Child: "Mom, what's butt dust?"
Okay so this wasn't actually said at my internship congregation but it's still funny. Ash Wednesday. It's one of my top 5 favorite church services. Right up there with Easter Sunrise, Christmas Eve Candle Light, Christmas Morning, and Palm Sunday.
Ash Wednesday marks the begining of lent a 40 day journey to the cross. It has it roots back with Jesus and his anointing... "A woman came to him with an alabaster jar of very expensive perfume, which she poured on his head as he was reclining at the table...When she poured this perfume on my body, she did it to prepare me for burial. (Matthew 26:7,12)
The journey to the cross begins with an unusual anointing. Today people gathered at Our Redeemer as they do around the world. They enter in with quiet reflection and exit with a death mark upon their foreheads—ashes mixed with oil applied in the shape of a cross.
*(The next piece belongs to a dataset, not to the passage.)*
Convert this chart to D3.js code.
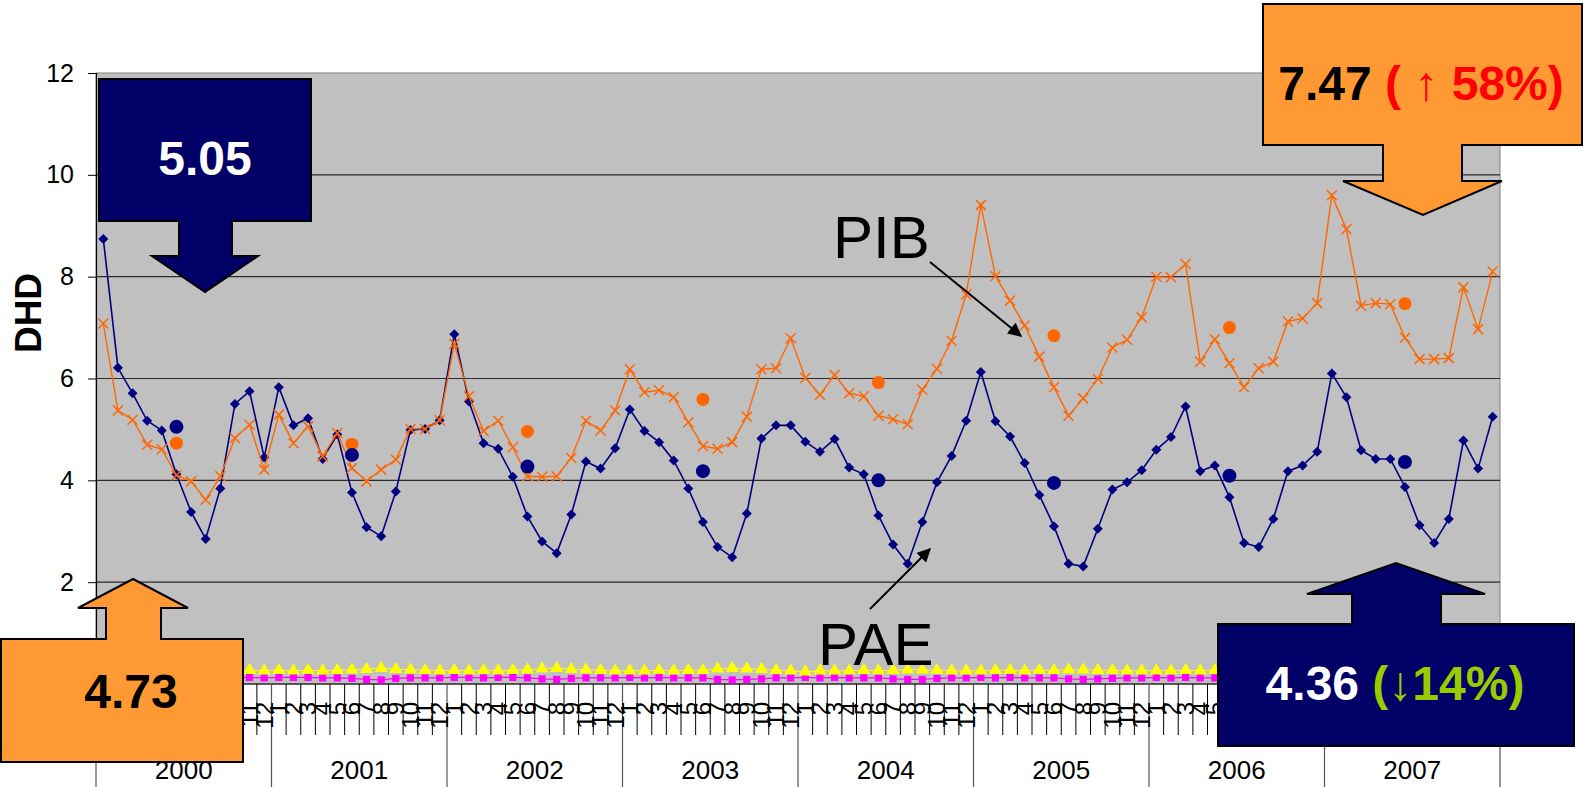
<!DOCTYPE html>
<html>
<head>
<meta charset="utf-8">
<script src="https://cdn.jsdelivr.net/npm/d3@7"></script>
<style>
    body { margin: 0; background: #ffffff; }
    svg { display: block; font-family: "Liberation Sans", Arial, sans-serif; }
</style>
</head>
<body>
<div class="curr-graff"></div>
<script>
// ---- Chart data ----
const years = ["2000", "2001", "2002", "2003", "2004", "2005", "2006", "2007"];
const monthLabels = ["1", "2", "3", "4", "5", "6", "7", "8", "9", "10", "11", "12"];
const yTicks = [0, 2, 4, 6, 8, 10, 12];

// PAE, monthly (navy diamonds)
const paeValues = [
    8.74, 6.21, 5.71, 5.17, 4.98, 4.12, 3.38, 2.85, 3.84, 5.50, 5.75, 4.45,
    5.83, 5.08, 5.22, 4.42, 4.90, 3.76, 3.08, 2.90, 3.78, 4.99, 5.01, 5.18,
    6.87, 5.55, 4.73, 4.62, 4.07, 3.29, 2.80, 2.57, 3.33, 4.37, 4.23, 4.63,
    5.39, 4.97, 4.75, 4.39, 3.84, 3.18, 2.69, 2.49, 3.35, 4.82, 5.08, 5.08,
    4.76, 4.56, 4.81, 4.25, 4.12, 3.31, 2.74, 2.36, 3.18, 3.96, 4.48, 5.17,
    6.13, 5.16, 4.86, 4.34, 3.71, 3.10, 2.36, 2.31, 3.05, 3.82, 3.96, 4.20,
    4.60, 4.85, 5.45, 4.18, 4.29, 3.67, 2.77, 2.69, 3.24, 4.18, 4.29, 4.56,
    6.10, 5.63, 4.59, 4.42, 4.42, 3.87, 3.12, 2.77, 3.24, 4.78, 4.23, 5.25
];

// PIB, monthly (orange crosses)
const pibValues = [
    7.08, 5.37, 5.19, 4.70, 4.61, 4.10, 3.98, 3.62, 4.08, 4.83, 5.09, 4.21,
    5.29, 4.73, 5.06, 4.47, 4.93, 4.24, 3.98, 4.21, 4.41, 5.01, 5.01, 5.18,
    6.68, 5.65, 4.97, 5.17, 4.65, 4.08, 4.07, 4.08, 4.44, 5.17, 4.98, 5.37,
    6.18, 5.73, 5.77, 5.63, 5.14, 4.67, 4.62, 4.75, 5.25, 6.18, 6.20, 6.79,
    6.01, 5.68, 6.07, 5.71, 5.65, 5.27, 5.20, 5.10, 5.78, 6.19, 6.74, 7.65,
    9.41, 8.01, 7.53, 7.04, 6.43, 5.83, 5.27, 5.61, 5.99, 6.61, 6.76, 7.20,
    8.00, 7.99, 8.25, 6.33, 6.77, 6.30, 5.83, 6.20, 6.33, 7.12, 7.18, 7.48,
    9.60, 8.93, 7.43, 7.48, 7.46, 6.80, 6.38, 6.38, 6.40, 7.79, 6.97, 8.10
];

// Yearly averages (dots placed at June of each year)
const paeAverage = [5.05, 4.50, 4.27, 4.18, 4.00, 3.95, 4.09, 4.36];
const pibAverage = [4.73, 4.71, 4.96, 5.59, 5.92, 6.84, 7.00, 7.47];

// Two small series near zero (yellow triangles, magenta squares)
const yellowValues = [
    0.27, 0.26, 0.27, 0.26, 0.27, 0.28, 0.30, 0.31, 0.29, 0.28, 0.27, 0.26,
    0.27, 0.26, 0.27, 0.26, 0.27, 0.28, 0.29, 0.31, 0.29, 0.28, 0.27, 0.26,
    0.27, 0.26, 0.27, 0.26, 0.27, 0.28, 0.30, 0.31, 0.29, 0.28, 0.27, 0.26,
    0.26, 0.26, 0.27, 0.26, 0.27, 0.27, 0.30, 0.31, 0.30, 0.29, 0.27, 0.26,
    0.24, 0.26, 0.26, 0.26, 0.27, 0.26, 0.27, 0.28, 0.28, 0.27, 0.26, 0.26,
    0.26, 0.27, 0.27, 0.26, 0.27, 0.27, 0.28, 0.28, 0.27, 0.27, 0.26, 0.26,
    0.26, 0.26, 0.27, 0.26, 0.27, 0.27, 0.28, 0.29, 0.28, 0.27, 0.26, 0.26,
    0.27, 0.26, 0.27, 0.26, 0.27, 0.28, 0.29, 0.30, 0.28, 0.27, 0.26, 0.26
];
const pinkValues = [
    0.13, 0.12, 0.13, 0.13, 0.13, 0.12, 0.11, 0.10, 0.12, 0.12, 0.13, 0.12,
    0.13, 0.13, 0.13, 0.12, 0.12, 0.11, 0.09, 0.08, 0.11, 0.12, 0.12, 0.12,
    0.13, 0.13, 0.12, 0.13, 0.13, 0.12, 0.10, 0.09, 0.11, 0.12, 0.12, 0.12,
    0.13, 0.12, 0.13, 0.12, 0.12, 0.12, 0.09, 0.08, 0.09, 0.10, 0.12, 0.12,
    0.13, 0.12, 0.13, 0.12, 0.12, 0.12, 0.10, 0.09, 0.09, 0.11, 0.12, 0.12,
    0.13, 0.12, 0.13, 0.12, 0.12, 0.12, 0.10, 0.09, 0.10, 0.11, 0.12, 0.12,
    0.13, 0.12, 0.13, 0.12, 0.12, 0.12, 0.10, 0.09, 0.10, 0.11, 0.12, 0.12,
    0.13, 0.12, 0.13, 0.12, 0.12, 0.12, 0.10, 0.09, 0.10, 0.11, 0.12, 0.12
];

// ---- Layout ----
const width = 1585;
const height = 787;
const plotLeft = 96;
const plotRight = 1500;
const plotTop = 73;
const plotBottom = 684;

const navy = "#000080";
const orange = "#FF6600";

let svg = d3.select(".curr-graff")
    .append("svg")
    .attr("width", width)
    .attr("height", height);

svg.append("rect").attr("width", width).attr("height", height).attr("fill", "#ffffff");

// Scales: one band per month, points sit in the middle of each band
let xScale = d3.scaleBand()
    .domain(d3.range(paeValues.length))
    .range([plotLeft, plotRight]);

let yScale = d3.scaleLinear()
    .domain([0, 12])
    .range([plotBottom, plotTop]);

let yearScale = d3.scaleBand()
    .domain(years)
    .range([plotLeft, plotRight]);

function cx(i) { return xScale(i) + xScale.bandwidth() / 2; }

// Plot background
svg.append("rect")
    .attr("x", plotLeft)
    .attr("y", plotTop)
    .attr("width", plotRight - plotLeft)
    .attr("height", plotBottom - plotTop)
    .attr("fill", "#C0C0C0")
    .attr("stroke", "#808080")
    .attr("stroke-width", 1);

// Horizontal gridlines
svg.append("g")
    .selectAll("line")
    .data(yTicks.filter(d => d > 0 && d < 12))
    .enter().append("line")
    .attr("x1", plotLeft)
    .attr("x2", plotRight)
    .attr("y1", d => yScale(d))
    .attr("y2", d => yScale(d))
    .attr("stroke", "#2a2a2a")
    .attr("stroke-width", 1.2);

// Y axis
let yAxis = d3.axisLeft(yScale)
    .tickValues(yTicks)
    .tickSize(8)
    .tickPadding(14)
    .tickFormat(d3.format("d"));

let gy = svg.append("g")
    .attr("transform", `translate(${plotLeft},0)`)
    .call(yAxis);
gy.selectAll("text").style("font-size", "25px").attr("fill", "#000");
gy.selectAll("line").attr("stroke", "#000");
gy.select(".domain").attr("stroke", "#000").attr("stroke-width", 1.2);

// Y axis title
svg.append("text")
    .attr("transform", "translate(41,313) rotate(-90)")
    .attr("text-anchor", "middle")
    .style("font-size", "37px")
    .style("font-weight", "bold")
    .text("DHD");

// X axis: month ticks, month labels, year ticks and year labels
let gx = svg.append("g");

gx.append("line")
    .attr("x1", plotLeft).attr("x2", plotRight)
    .attr("y1", plotBottom).attr("y2", plotBottom)
    .attr("stroke", "#000").attr("stroke-width", 1.2);

gx.selectAll(".month-tick")
    .data(d3.range(paeValues.length).filter(i => i % 12 !== 0))
    .enter().append("line")
    .attr("x1", d => xScale(d)).attr("x2", d => xScale(d))
    .attr("y1", plotBottom).attr("y2", 735)
    .attr("stroke", "#000").attr("stroke-width", 1);

gx.selectAll(".year-tick")
    .data(years.concat(["end"]))
    .enter().append("line")
    .attr("x1", (d, i) => i < years.length ? yearScale(d) : plotRight)
    .attr("x2", (d, i) => i < years.length ? yearScale(d) : plotRight)
    .attr("y1", plotBottom).attr("y2", height)
    .attr("stroke", "#555").attr("stroke-width", 1.2);

gx.selectAll(".month-label")
    .data(d3.range(paeValues.length))
    .enter().append("text")
    .attr("transform", d => `translate(${cx(d)},702) rotate(-90)`)
    .attr("text-anchor", "end")
    .attr("dy", "0.35em")
    .style("font-size", "24px")
    .text(d => monthLabels[d % 12]);

gx.selectAll(".year-label")
    .data(years)
    .enter().append("text")
    .attr("x", d => yearScale(d) + yearScale.bandwidth() / 2)
    .attr("y", 779)
    .attr("text-anchor", "middle")
    .style("font-size", "26px")
    .text(d => d);

// Draws one line series with its markers
function DrawSeries(values, color, lineWidth, markerPath, markerFill, markerStroke) {
    let line = d3.line()
        .x((d, i) => cx(i))
        .y(d => yScale(d));

    svg.append("path")
        .datum(values)
        .attr("fill", "none")
        .attr("stroke", color)
        .attr("stroke-width", lineWidth)
        .attr("d", line);

    svg.append("g")
        .selectAll("path")
        .data(values)
        .enter().append("path")
        .attr("transform", (d, i) => `translate(${cx(i)},${yScale(d)})`)
        .attr("d", markerPath)
        .attr("fill", markerFill)
        .attr("stroke", markerStroke)
        .attr("stroke-width", 1.5);
}

let diamond = "M0,-5L5,0L0,5L-5,0Z";
let cross = "M-5,-5L5,5M-5,5L5,-5";
let triangle = d3.symbol().type(d3.symbolTriangle).size(75)();
let square = d3.symbol().type(d3.symbolSquare).size(52)();

DrawSeries(pinkValues, "#FF00FF", 1.2, square, "#FF00FF", "none");
DrawSeries(yellowValues, "#FFFF00", 1.2, triangle, "#FFFF00", "none");
DrawSeries(paeValues, navy, 1.6, diamond, navy, "none");
DrawSeries(pibValues, orange, 1.4, cross, "none", orange);

// Yearly averages, placed at June
svg.append("g")
    .selectAll("circle")
    .data(pibAverage)
    .enter().append("circle")
    .attr("cx", (d, i) => cx(i * 12 + 5))
    .attr("cy", d => yScale(d))
    .attr("r", 6.5)
    .attr("fill", orange);

svg.append("g")
    .selectAll("circle")
    .data(paeAverage)
    .enter().append("circle")
    .attr("cx", (d, i) => cx(i * 12 + 5))
    .attr("cy", d => yScale(d))
    .attr("r", 7)
    .attr("fill", navy);

// Series labels with pointer arrows
svg.append("defs").append("marker")
    .attr("id", "head")
    .attr("viewBox", "0 0 10 10")
    .attr("refX", 9).attr("refY", 5)
    .attr("markerWidth", 7).attr("markerHeight", 7)
    .attr("markerUnits", "strokeWidth")
    .attr("orient", "auto")
    .append("path")
    .attr("d", "M0,0L10,5L0,10Z")
    .attr("fill", "#000");

svg.append("text").attr("x", 833).attr("y", 258).style("font-size", "60px").text("PIB");
svg.append("line")
    .attr("x1", 930).attr("y1", 262).attr("x2", 1021).attr("y2", 336)
    .attr("stroke", "#000").attr("stroke-width", 2)
    .attr("marker-end", "url(#head)");

svg.append("text").attr("x", 818).attr("y", 665).style("font-size", "60px").text("PAE");
svg.append("line")
    .attr("x1", 870).attr("y1", 609).attr("x2", 930).attr("y2", 549)
    .attr("stroke", "#000").attr("stroke-width", 2)
    .attr("marker-end", "url(#head)");

// Callout boxes with arrows
function DrawCallout(points, fill) {
    svg.append("polygon")
        .attr("points", points.map(p => p.join(",")).join(" "))
        .attr("fill", fill)
        .attr("stroke", "#000")
        .attr("stroke-width", 2);
}

// navy, pointing down: 2000 PAE
DrawCallout([[99,79],[311,79],[311,221],[232,221],[232,256],[258,256],[205,292],[152,256],[179,256],[179,221],[99,221]], "#000066");
// orange, pointing down: 2007 PIB
DrawCallout([[1263,4],[1582,4],[1582,145],[1462,145],[1462,181],[1502,181],[1423,215],[1343,181],[1383,181],[1383,145],[1263,145]], "#FF9933");
// orange, pointing up: 2000 PIB
DrawCallout([[1,762],[243,762],[243,639],[161,639],[161,608],[188,608],[133,579],[78,608],[106,608],[106,639],[1,639]], "#FF9933");
// navy, pointing up: 2007 PAE
DrawCallout([[1218,746],[1574,746],[1574,624],[1441,624],[1441,594],[1485,594],[1396,563],[1307,594],[1352,594],[1352,624],[1218,624]], "#000066");

function CalloutText(x, y, parts) {
    let t = svg.append("text")
        .attr("x", x).attr("y", y)
        .attr("text-anchor", "middle")
        .style("font-size", "48px")
        .style("font-weight", "bold");
    parts.forEach(p => {
        t.append("tspan")
            .attr("fill", p[1])
            .style("font-weight", p[2] || "bold")
            .text(p[0]);
    });
}

CalloutText(205, 175, [["5.05", "#ffffff"]]);
CalloutText(1421, 100, [["7.47 ", "#000000"], ["( ", "#FF0000"], ["\u2191", "#FF0000", "normal"], [" 58%)", "#FF0000"]]);
CalloutText(131, 708, [["4.73", "#000000"]]);
CalloutText(1395, 700, [["4.36 ", "#ffffff"], ["(", "#99CC00"], ["\u2193", "#99CC00", "normal"], ["14%)", "#99CC00"]]);
</script>
</body>
</html>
The cross is a powerful symbol of God’s deep and abiding love for us. Jesus became flesh to offer a divine, selfless love to restore all things broken. His life, death, and resurrection invite us into a relationship with God, and to live our lives with a love that reconciles and transforms all things. It is a reminder of death. Both the death of our Lord, Jesus Christ, and our deaths.
I speak in the plural, highlighting the two types of human death we contemplate during Lent. There is the daily death of self that we attend to with renewed vigor during Lent. Then there is the future death of our physical body, which the ashes remind us is looming. While death of self marks growth in Christ, physical death underscores the fate of this world—destruction. Our hope is that as we move toward our physical end through processes of decay, we grow in new life with Christ by giving up our preoccupation with self. We would like to see our power in these arenas be inversely proportional—less able to stop the decay of our body, more empowered to let our self die for the sake of Christ.
The passage above recounts an anointing prior to Christ’s death. Our Lord tells His disciples that it is preparation for burial. Some of those around Him do not understand the act. They even ridicule it. In a few days, Jesus gives up His body and His will to the will of the Father. We remember His words: “Father, if you are willing, take this cup from me; yet not my will, but yours be done.” (Luke 22:42). Like Christ, we are preparing for death. Receiving a symbol upon our body that others will not understand. Walking toward acts of renunciation that confuse them. It is the beginning of our death march—death of self during Lent. But it also marks growth in Christ—growing strength to be filled with God’s will.
|Brock showing off his ashes.|
As you encounter difficulties in the next few weeks, let your breath prayer be the words of Christ, “Not my will, but thine be done.” Just as the powers of evil misjudged God’s work in Christ, so too they will misjudge what God is able to do within your life.